In a primary that has featured more cul-de-sacs than twists and turns, the media is hungry for any new flavor of the week. On Tuesday, that was Tom Boucher. The restaurateur who was named to Christie’s steering committee in the first primary state just last month announced he’s backing Haley.
But that too served as a reminder of the different planes on which the candidates are competing. Shortly after the Boucher news, Trump rolled out the endorsement of House Majority Leader Steve Scalise (R.-La.). As if that weren’t enough, he spent much of a Breitbart interview musing about flipping his reliably blue Democratic home state of New York, while bandying about the possibility of winning New Jersey, Minnesota and Virginia.
Even if Trump's prospects in those states are unclear, his primary positioning has vastly improved since 2016, with hundreds of volunteer door-knockers fanning out each weekend in early nominating states.
“He's run a much more disciplined and focused campaign than the other two times, and though it's a low bar, quite honestly, who the hell cares?” said Dave Carney, the veteran New Hampshire-based GOP strategist. “He has a great organization that's finally getting noticed.

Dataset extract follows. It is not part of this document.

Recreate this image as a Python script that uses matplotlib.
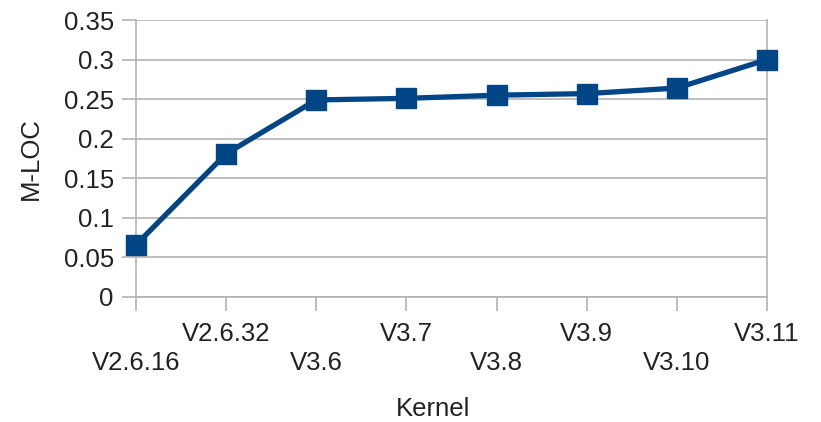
import matplotlib.pyplot as plt
import numpy as np

plt.rcParams['font.family'] = ['Liberation Sans', 'DejaVu Sans']

kernels = ['V2.6.16', 'V2.6.32', 'V3.6', 'V3.7', 'V3.8', 'V3.9', 'V3.10', 'V3.11']
mloc = [0.066, 0.181, 0.249, 0.251, 0.255, 0.257, 0.264, 0.300]

fig = plt.figure(figsize=(8.21, 4.22), dpi=100)
ax = fig.add_axes([136/821, 1-297/422, 631/821, 277/422])

x = np.arange(len(kernels))
ax.plot(x, mloc, color='#004586', lw=3.8, marker='s', ms=14, zorder=3, clip_on=False)

ax.set_xlim(0, len(kernels) - 1)
ax.set_ylim(0, 0.35)
ax.set_yticks(np.arange(0, 0.351, 0.05))
ax.set_yticklabels(['0', '0.05', '0.1', '0.15', '0.2', '0.25', '0.3', '0.35'])

# staggered category labels
labels = ['\n' + k if i % 2 == 0 else k for i, k in enumerate(kernels)]
ax.set_xticks(x)
ax.set_xticklabels(labels, linespacing=1.25)

ax.grid(axis='y', color='#b3b3b3', lw=1.2)
ax.set_axisbelow(True)
ax.spines['top'].set_visible(False)
for s in ['left', 'right', 'bottom']:
    ax.spines[s].set_color('#b3b3b3')
    ax.spines[s].set_linewidth(1.2)
ax.tick_params(axis='both', colors='#b3b3b3', length=10, width=1.2,
               labelcolor='#222222', labelsize=18.5)
ax.tick_params(axis='x', pad=8)
ax.tick_params(axis='y', pad=6)

ax.set_ylabel('M-LOC', fontsize=18.5, color='#222222', labelpad=15)
ax.set_xlabel('Kernel', fontsize=18.5, color='#222222', labelpad=20)
ax.xaxis.set_label_coords(0.47, -0.36)

fig.savefig('out.png', dpi=100)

Sometimes, it's not playing prevent defense, but being smart with your candidates' resources. I don't think anybody on New Year's weekend in Iowa cared much about anything other than Michigan losing [in the College Football Playoffs]. He doesn’t need to do that. He’s not behind.”
Though Trump is expected to return to Iowa this Friday for a pre-caucuses rally in Sioux Center ahead of what his campaign said would be a “larger blitz” across the state, his footprint in the state will be far smaller than that of his competitors’. Few operatives in the field see any reason for him to do more.
“Why would he do anything different? It’s risking upsetting his strategy, the work he has done in nothing but going up and consolidating his strength,” said Jeff Timmer, a senior adviser to the anti-Trump Lincoln Project and the former executive director of the Michigan Republican Party. “Let DeSantis and Nikki Haley debate on CNN. OK, great. I'm gonna go on Fox and have my town hall and preempt everything — suck all the air out of it.”
It’s Trump now, in the words of the ’90s rapper he hosted at his resort, who plans to light up a stage and wax a chump like a candle.